- **TASK REQUIREMENTS**: Begin with the first line of the material and write out each line exactly, ending with the line that contains "(0,0) rectangle (869,-1561);". Pictures are not part of the copy.

- **SUPPLIED MATERIAL**:
* * * * * * *
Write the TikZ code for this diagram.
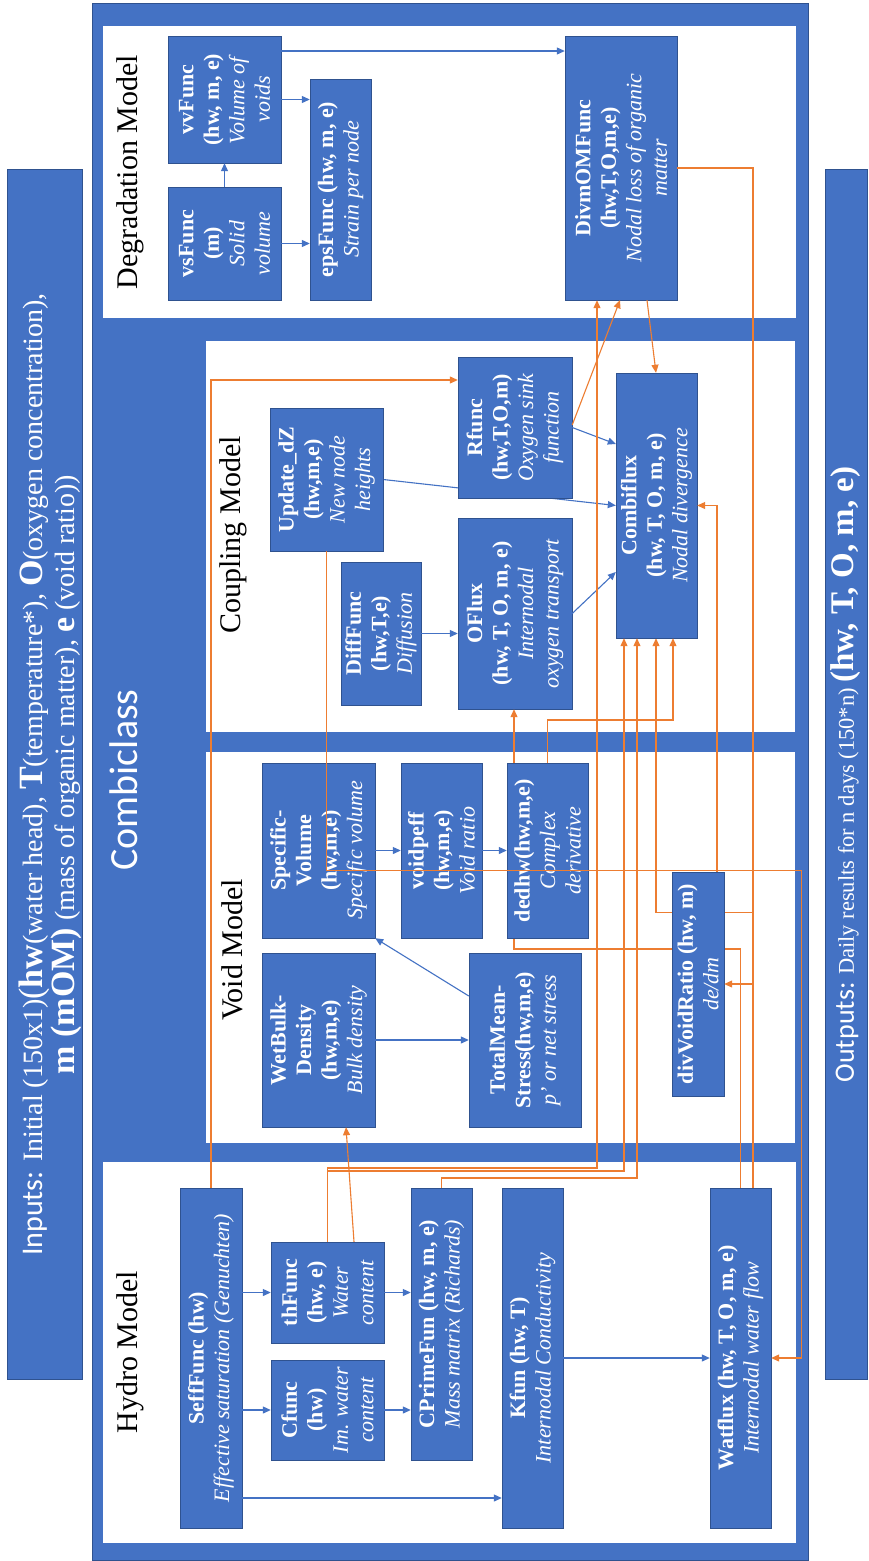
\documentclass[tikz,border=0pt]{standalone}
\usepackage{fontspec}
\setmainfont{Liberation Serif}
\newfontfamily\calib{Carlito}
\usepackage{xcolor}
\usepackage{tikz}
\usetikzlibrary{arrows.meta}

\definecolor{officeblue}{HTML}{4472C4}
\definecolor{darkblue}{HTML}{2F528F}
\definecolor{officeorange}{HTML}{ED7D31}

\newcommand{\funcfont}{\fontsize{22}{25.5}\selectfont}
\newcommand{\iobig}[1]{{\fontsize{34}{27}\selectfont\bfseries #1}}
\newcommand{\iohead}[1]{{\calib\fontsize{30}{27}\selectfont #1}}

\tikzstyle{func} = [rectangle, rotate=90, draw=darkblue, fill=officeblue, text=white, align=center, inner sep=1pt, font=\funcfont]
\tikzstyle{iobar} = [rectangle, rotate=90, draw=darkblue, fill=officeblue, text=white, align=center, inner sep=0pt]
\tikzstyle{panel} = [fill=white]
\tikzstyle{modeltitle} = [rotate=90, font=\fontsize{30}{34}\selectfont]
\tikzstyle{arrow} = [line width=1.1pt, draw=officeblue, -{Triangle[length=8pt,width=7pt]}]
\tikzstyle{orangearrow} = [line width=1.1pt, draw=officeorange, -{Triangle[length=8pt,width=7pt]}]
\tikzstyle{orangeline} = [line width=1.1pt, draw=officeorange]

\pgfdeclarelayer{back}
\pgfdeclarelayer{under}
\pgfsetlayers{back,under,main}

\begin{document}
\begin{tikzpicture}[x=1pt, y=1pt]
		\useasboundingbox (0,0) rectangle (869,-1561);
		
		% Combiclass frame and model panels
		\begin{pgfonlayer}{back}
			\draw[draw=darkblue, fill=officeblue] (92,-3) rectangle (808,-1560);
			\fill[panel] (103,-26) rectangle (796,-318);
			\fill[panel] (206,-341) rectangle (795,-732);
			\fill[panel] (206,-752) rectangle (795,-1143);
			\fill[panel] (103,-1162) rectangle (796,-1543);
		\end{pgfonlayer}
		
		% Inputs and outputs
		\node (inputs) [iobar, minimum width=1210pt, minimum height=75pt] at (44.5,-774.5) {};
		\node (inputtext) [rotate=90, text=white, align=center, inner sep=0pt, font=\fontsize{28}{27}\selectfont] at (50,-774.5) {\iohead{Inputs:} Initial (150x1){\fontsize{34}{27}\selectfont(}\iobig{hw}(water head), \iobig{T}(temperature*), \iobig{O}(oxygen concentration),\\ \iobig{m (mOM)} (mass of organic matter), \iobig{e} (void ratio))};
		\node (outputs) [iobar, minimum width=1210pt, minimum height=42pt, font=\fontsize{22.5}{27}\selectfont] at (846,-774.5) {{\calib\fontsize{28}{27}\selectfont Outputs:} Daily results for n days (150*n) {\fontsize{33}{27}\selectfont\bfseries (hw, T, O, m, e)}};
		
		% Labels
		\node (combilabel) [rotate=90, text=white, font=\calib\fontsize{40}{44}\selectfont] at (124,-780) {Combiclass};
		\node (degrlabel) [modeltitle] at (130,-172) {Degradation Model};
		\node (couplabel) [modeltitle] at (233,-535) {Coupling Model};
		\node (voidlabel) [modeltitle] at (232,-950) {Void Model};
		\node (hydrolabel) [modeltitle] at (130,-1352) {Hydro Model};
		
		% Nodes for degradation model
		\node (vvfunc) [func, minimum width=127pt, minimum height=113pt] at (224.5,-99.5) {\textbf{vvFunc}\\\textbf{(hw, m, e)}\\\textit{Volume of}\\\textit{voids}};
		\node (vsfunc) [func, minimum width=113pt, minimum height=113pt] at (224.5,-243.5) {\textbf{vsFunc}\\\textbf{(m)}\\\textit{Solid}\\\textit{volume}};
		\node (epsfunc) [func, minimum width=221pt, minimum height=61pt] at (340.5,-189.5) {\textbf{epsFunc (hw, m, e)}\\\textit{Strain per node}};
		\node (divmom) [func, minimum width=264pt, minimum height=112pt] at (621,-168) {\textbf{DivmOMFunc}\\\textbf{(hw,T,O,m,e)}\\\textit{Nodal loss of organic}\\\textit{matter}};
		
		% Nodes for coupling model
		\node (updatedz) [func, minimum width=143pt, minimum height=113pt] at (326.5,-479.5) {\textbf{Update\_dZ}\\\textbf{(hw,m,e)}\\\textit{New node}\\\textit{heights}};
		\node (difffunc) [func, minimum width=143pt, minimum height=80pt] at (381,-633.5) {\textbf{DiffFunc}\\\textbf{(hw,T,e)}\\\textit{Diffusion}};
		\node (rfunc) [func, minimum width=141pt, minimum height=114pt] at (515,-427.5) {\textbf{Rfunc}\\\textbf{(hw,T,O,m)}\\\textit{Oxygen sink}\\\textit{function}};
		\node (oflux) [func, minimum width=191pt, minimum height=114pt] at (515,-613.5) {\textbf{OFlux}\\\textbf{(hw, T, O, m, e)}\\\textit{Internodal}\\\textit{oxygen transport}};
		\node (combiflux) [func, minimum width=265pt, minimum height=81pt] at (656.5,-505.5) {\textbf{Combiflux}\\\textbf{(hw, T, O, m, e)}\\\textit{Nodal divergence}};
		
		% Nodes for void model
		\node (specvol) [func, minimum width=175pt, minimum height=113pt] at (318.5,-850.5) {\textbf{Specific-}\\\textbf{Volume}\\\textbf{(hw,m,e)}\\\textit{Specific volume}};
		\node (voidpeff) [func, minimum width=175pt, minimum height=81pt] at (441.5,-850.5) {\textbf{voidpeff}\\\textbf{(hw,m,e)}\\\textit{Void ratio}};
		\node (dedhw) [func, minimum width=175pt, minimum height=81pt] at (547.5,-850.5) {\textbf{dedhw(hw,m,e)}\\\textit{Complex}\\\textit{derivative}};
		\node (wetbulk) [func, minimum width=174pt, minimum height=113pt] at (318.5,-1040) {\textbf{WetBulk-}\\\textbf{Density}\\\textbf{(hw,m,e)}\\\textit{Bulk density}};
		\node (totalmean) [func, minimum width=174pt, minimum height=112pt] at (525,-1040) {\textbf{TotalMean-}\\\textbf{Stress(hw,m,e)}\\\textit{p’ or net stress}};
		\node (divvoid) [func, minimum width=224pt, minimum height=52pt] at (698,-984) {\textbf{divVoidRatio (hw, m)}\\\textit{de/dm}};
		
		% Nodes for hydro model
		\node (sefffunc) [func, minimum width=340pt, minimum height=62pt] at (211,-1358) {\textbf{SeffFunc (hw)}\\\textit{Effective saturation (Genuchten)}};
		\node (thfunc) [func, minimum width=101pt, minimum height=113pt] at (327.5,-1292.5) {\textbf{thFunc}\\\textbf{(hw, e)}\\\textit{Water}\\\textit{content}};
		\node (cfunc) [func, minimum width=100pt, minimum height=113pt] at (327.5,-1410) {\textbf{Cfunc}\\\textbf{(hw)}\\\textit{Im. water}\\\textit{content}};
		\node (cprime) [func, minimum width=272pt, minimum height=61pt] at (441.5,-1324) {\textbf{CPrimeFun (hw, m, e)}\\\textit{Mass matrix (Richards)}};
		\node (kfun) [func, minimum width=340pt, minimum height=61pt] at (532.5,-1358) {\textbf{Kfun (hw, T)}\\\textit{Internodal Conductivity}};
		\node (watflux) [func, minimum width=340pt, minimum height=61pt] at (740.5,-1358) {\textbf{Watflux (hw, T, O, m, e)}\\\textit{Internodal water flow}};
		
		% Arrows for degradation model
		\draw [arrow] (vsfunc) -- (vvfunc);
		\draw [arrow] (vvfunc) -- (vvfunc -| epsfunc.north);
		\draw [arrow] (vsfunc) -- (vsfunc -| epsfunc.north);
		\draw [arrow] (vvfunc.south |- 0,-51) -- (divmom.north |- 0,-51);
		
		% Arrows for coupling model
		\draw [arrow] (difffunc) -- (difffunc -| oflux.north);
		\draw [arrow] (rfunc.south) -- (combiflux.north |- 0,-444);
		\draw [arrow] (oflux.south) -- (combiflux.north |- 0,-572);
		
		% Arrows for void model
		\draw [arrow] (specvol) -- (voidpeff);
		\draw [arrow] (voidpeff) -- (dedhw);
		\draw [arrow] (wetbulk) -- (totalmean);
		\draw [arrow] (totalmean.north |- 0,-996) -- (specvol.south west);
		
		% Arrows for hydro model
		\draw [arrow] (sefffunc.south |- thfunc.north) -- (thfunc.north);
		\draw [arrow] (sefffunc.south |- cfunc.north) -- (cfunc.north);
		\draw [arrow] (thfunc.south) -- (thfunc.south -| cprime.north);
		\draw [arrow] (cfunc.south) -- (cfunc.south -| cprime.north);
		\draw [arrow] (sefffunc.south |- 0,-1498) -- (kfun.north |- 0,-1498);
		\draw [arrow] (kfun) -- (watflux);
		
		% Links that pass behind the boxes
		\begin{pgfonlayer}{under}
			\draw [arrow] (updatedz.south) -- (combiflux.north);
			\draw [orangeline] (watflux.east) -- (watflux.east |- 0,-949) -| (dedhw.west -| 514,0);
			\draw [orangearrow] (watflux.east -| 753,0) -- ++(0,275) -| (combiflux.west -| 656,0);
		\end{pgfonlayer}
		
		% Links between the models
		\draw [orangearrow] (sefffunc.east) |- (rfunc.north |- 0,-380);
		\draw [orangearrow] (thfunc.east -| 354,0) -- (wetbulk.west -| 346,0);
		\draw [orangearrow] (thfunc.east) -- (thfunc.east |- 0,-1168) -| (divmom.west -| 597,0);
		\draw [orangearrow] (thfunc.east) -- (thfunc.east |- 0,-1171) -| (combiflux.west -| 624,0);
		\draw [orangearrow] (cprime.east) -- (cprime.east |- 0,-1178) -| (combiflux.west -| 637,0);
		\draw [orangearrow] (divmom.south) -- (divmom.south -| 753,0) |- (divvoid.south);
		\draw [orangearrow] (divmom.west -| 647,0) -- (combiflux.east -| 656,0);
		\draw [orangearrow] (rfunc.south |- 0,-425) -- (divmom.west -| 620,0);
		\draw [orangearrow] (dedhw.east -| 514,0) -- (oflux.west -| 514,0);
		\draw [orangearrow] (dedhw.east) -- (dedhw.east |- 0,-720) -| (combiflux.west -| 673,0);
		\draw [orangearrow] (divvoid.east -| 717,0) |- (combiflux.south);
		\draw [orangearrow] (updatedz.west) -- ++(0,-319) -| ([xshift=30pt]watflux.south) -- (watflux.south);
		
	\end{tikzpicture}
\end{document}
* * * * * * *
- **OUTPUT BELOW**:
Write the TikZ code for this diagram.
\documentclass[tikz,border=0pt]{standalone}
\usepackage{fontspec}
\setmainfont{Liberation Serif}
\newfontfamily\calib{Carlito}
\usepackage{xcolor}
\usepackage{tikz}
\usetikzlibrary{arrows.meta}

\definecolor{officeblue}{HTML}{4472C4}
\definecolor{darkblue}{HTML}{2F528F}
\definecolor{officeorange}{HTML}{ED7D31}

\newcommand{\funcfont}{\fontsize{22}{25.5}\selectfont}
\newcommand{\iobig}[1]{{\fontsize{34}{27}\selectfont\bfseries #1}}
\newcommand{\iohead}[1]{{\calib\fontsize{30}{27}\selectfont #1}}

\tikzstyle{func} = [rectangle, rotate=90, draw=darkblue, fill=officeblue, text=white, align=center, inner sep=1pt, font=\funcfont]
\tikzstyle{iobar} = [rectangle, rotate=90, draw=darkblue, fill=officeblue, text=white, align=center, inner sep=0pt]
\tikzstyle{panel} = [fill=white]
\tikzstyle{modeltitle} = [rotate=90, font=\fontsize{30}{34}\selectfont]
\tikzstyle{arrow} = [line width=1.1pt, draw=officeblue, -{Triangle[length=8pt,width=7pt]}]
\tikzstyle{orangearrow} = [line width=1.1pt, draw=officeorange, -{Triangle[length=8pt,width=7pt]}]
\tikzstyle{orangeline} = [line width=1.1pt, draw=officeorange]

\pgfdeclarelayer{back}
\pgfdeclarelayer{under}
\pgfsetlayers{back,under,main}

\begin{document}
\begin{tikzpicture}[x=1pt, y=1pt]
		\useasboundingbox (0,0) rectangle (869,-1561);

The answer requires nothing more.